Goal ▸ Skip all pictures, then print the remaining material exactly.
|---|
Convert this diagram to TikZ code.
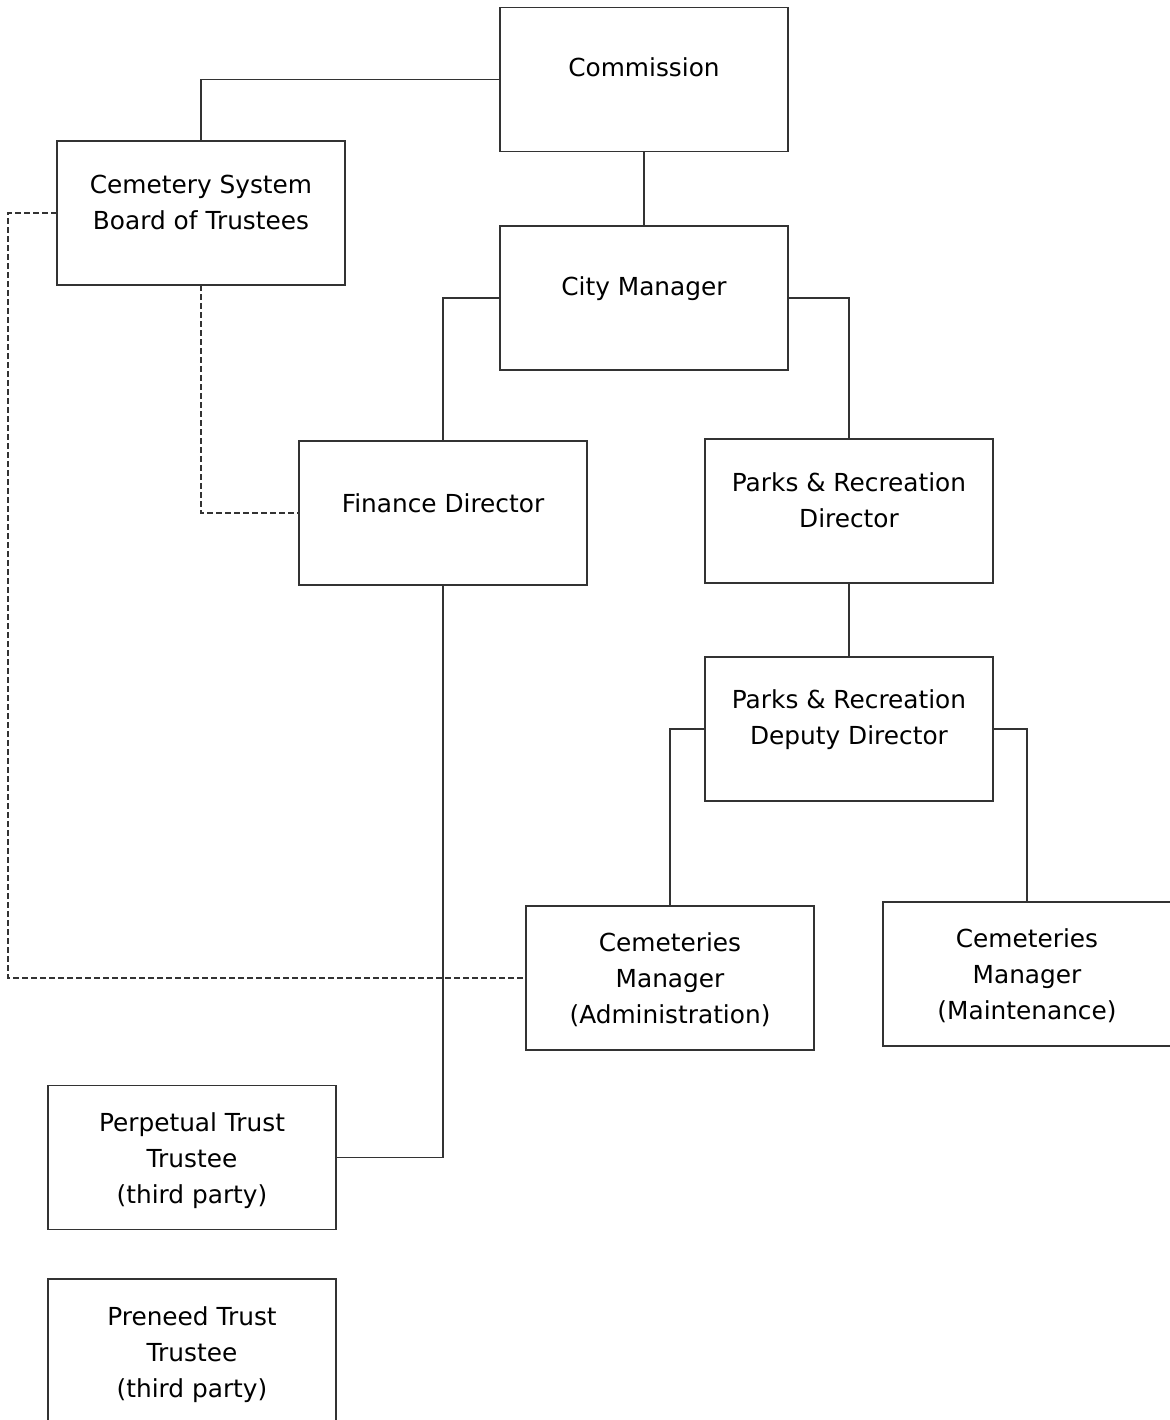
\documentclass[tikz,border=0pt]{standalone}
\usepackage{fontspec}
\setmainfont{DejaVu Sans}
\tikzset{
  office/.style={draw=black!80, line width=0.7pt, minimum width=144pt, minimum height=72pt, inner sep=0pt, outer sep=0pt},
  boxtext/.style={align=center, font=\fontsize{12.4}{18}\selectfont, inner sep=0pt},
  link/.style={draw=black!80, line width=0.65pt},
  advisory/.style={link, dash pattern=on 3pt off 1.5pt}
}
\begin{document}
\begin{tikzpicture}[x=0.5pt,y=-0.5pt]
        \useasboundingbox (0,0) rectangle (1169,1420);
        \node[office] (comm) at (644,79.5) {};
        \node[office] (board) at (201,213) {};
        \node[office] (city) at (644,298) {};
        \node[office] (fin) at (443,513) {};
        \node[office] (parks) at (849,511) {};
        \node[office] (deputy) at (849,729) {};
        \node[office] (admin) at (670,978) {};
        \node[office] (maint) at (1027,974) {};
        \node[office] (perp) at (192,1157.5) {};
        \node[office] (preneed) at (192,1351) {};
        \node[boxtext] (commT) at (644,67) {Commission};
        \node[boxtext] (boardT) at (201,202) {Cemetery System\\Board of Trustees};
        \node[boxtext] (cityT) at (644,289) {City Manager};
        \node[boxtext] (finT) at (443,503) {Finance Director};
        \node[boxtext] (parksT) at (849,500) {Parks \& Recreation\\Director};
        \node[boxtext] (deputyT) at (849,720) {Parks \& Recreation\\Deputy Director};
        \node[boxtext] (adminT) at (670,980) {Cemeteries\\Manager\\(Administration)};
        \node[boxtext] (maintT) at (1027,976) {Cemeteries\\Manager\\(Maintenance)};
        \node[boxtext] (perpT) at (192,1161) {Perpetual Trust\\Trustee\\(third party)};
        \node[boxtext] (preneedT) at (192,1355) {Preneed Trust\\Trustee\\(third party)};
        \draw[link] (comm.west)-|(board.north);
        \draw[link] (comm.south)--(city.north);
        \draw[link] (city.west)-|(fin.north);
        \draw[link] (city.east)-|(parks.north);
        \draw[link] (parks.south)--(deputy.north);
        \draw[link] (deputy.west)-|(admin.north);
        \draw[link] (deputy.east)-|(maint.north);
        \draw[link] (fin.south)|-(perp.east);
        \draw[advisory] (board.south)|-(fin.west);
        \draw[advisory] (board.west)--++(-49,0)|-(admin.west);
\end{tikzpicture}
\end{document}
|---|
Output of the task ▸
Convert this diagram to TikZ code.
\documentclass[tikz,border=0pt]{standalone}
\usepackage{fontspec}
\setmainfont{DejaVu Sans}
\tikzset{
  office/.style={draw=black!80, line width=0.7pt, minimum width=144pt, minimum height=72pt, inner sep=0pt, outer sep=0pt},
  boxtext/.style={align=center, font=\fontsize{12.4}{18}\selectfont, inner sep=0pt},
  link/.style={draw=black!80, line width=0.65pt},
  advisory/.style={link, dash pattern=on 3pt off 1.5pt}
}
\begin{document}
\begin{tikzpicture}[x=0.5pt,y=-0.5pt]
        \useasboundingbox (0,0) rectangle (1169,1420);
        \node[office] (comm) at (644,79.5) {};
        \node[office] (board) at (201,213) {};
        \node[office] (city) at (644,298) {};
        \node[office] (fin) at (443,513) {};
        \node[office] (parks) at (849,511) {};
        \node[office] (deputy) at (849,729) {};
        \node[office] (admin) at (670,978) {};
        \node[office] (maint) at (1027,974) {};
        \node[office] (perp) at (192,1157.5) {};
        \node[office] (preneed) at (192,1351) {};
        \node[boxtext] (commT) at (644,67) {Commission};
        \node[boxtext] (boardT) at (201,202) {Cemetery System\\Board of Trustees};
        \node[boxtext] (cityT) at (644,289) {City Manager};
        \node[boxtext] (finT) at (443,503) {Finance Director};
        \node[boxtext] (parksT) at (849,500) {Parks \& Recreation\\Director};
        \node[boxtext] (deputyT) at (849,720) {Parks \& Recreation\\Deputy Director};
        \node[boxtext] (adminT) at (670,980) {Cemeteries\\Manager\\(Administration)};
        \node[boxtext] (maintT) at (1027,976) {Cemeteries\\Manager\\(Maintenance)};
        \node[boxtext] (perpT) at (192,1161) {Perpetual Trust\\Trustee\\(third party)};
        \node[boxtext] (preneedT) at (192,1355) {Preneed Trust\\Trustee\\(third party)};
        \draw[link] (comm.west)-|(board.north);
        \draw[link] (comm.south)--(city.north);
        \draw[link] (city.west)-|(fin.north);
        \draw[link] (city.east)-|(parks.north);
        \draw[link] (parks.south)--(deputy.north);
        \draw[link] (deputy.west)-|(admin.north);
        \draw[link] (deputy.east)-|(maint.north);
        \draw[link] (fin.south)|-(perp.east);
        \draw[advisory] (board.south)|-(fin.west);
        \draw[advisory] (board.west)--++(-49,0)|-(admin.west);
\end{tikzpicture}
\end{document}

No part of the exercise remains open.